• _Problem to solve_: Look over the entries that follow and work out how many lines contain "matplotlib". State the number only.

>> Start

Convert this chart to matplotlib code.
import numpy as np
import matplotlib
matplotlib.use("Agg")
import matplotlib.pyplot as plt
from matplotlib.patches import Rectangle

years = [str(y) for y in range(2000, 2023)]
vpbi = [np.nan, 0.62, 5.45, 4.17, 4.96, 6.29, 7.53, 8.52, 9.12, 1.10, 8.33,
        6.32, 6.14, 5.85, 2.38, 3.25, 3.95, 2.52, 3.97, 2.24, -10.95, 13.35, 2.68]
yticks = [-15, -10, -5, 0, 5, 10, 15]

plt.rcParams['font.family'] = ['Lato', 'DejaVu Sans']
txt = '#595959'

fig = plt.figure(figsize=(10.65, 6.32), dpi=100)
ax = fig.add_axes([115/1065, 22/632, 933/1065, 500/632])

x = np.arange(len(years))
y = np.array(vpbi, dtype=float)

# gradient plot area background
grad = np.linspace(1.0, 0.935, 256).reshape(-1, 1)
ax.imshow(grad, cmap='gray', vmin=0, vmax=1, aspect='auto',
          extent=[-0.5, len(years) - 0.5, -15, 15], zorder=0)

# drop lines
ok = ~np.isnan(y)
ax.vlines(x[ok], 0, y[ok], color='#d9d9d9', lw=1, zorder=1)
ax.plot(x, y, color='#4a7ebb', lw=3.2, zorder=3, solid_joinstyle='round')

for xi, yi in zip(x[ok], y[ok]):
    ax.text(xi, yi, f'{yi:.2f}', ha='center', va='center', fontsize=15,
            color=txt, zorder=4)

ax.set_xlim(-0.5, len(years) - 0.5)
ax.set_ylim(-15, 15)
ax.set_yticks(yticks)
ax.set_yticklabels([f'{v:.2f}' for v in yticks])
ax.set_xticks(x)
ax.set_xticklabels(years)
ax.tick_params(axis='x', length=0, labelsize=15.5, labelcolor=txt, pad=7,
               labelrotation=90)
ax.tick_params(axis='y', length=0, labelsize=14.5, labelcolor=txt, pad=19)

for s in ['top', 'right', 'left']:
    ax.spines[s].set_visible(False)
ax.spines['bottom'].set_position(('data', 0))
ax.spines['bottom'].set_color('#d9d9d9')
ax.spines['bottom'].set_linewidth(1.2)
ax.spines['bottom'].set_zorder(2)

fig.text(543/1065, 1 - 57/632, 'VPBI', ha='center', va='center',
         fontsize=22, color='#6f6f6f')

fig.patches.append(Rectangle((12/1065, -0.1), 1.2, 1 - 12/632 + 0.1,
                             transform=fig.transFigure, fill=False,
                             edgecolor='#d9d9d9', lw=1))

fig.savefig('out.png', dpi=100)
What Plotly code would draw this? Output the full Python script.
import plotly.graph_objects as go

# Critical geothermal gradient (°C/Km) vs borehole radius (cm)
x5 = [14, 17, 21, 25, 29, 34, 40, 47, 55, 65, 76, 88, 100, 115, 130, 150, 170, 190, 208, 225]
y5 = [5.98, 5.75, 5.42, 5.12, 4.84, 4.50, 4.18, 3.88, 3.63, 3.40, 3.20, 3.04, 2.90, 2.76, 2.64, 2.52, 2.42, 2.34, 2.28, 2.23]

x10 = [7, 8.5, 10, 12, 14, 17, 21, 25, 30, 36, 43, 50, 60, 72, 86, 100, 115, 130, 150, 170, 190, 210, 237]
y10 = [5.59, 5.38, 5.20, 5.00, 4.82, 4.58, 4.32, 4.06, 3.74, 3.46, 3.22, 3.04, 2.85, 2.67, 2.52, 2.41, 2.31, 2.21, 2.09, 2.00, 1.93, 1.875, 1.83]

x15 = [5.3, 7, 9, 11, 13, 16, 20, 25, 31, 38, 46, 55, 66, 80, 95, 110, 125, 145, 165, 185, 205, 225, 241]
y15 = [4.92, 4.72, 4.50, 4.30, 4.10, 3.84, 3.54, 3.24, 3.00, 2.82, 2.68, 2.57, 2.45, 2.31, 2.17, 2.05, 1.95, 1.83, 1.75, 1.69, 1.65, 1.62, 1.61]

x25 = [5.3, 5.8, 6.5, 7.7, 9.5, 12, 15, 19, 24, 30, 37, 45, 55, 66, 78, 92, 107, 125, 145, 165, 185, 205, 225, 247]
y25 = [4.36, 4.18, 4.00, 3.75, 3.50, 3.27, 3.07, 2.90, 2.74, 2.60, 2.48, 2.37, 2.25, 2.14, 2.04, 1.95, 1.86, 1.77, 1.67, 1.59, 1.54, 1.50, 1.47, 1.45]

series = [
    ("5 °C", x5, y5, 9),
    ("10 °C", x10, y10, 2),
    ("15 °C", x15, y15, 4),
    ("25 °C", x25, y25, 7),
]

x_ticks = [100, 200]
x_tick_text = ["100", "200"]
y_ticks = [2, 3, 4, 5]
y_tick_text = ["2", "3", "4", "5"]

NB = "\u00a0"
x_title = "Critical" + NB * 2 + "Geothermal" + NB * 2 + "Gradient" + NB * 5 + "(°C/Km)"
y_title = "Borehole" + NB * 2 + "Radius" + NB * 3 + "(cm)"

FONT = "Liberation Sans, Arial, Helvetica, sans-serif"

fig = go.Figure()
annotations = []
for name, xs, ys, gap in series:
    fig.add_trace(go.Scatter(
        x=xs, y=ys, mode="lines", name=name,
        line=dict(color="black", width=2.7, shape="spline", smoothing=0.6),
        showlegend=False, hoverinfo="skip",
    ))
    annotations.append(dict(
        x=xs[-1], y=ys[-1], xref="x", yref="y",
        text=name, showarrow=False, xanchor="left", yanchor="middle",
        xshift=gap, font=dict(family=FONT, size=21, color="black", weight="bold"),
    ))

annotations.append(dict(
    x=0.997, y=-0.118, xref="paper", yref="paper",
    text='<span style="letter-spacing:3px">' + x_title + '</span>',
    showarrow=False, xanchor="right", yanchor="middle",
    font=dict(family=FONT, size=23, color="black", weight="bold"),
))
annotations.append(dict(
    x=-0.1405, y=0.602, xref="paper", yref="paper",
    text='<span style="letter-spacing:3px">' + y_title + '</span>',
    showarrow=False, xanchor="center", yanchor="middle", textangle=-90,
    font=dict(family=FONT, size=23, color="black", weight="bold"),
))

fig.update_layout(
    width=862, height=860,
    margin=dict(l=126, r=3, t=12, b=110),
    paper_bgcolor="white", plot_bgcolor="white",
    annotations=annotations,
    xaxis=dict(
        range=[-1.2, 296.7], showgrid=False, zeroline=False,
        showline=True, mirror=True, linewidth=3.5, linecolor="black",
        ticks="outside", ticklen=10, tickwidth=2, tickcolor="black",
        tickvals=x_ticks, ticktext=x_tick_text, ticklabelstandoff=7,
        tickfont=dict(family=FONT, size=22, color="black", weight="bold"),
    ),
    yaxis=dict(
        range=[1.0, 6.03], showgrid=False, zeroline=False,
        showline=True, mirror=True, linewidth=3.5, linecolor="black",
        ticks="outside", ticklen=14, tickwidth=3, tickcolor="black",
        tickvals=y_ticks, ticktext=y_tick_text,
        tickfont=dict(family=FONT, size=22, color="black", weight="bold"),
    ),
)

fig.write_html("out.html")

>> End

• _Solution_: 5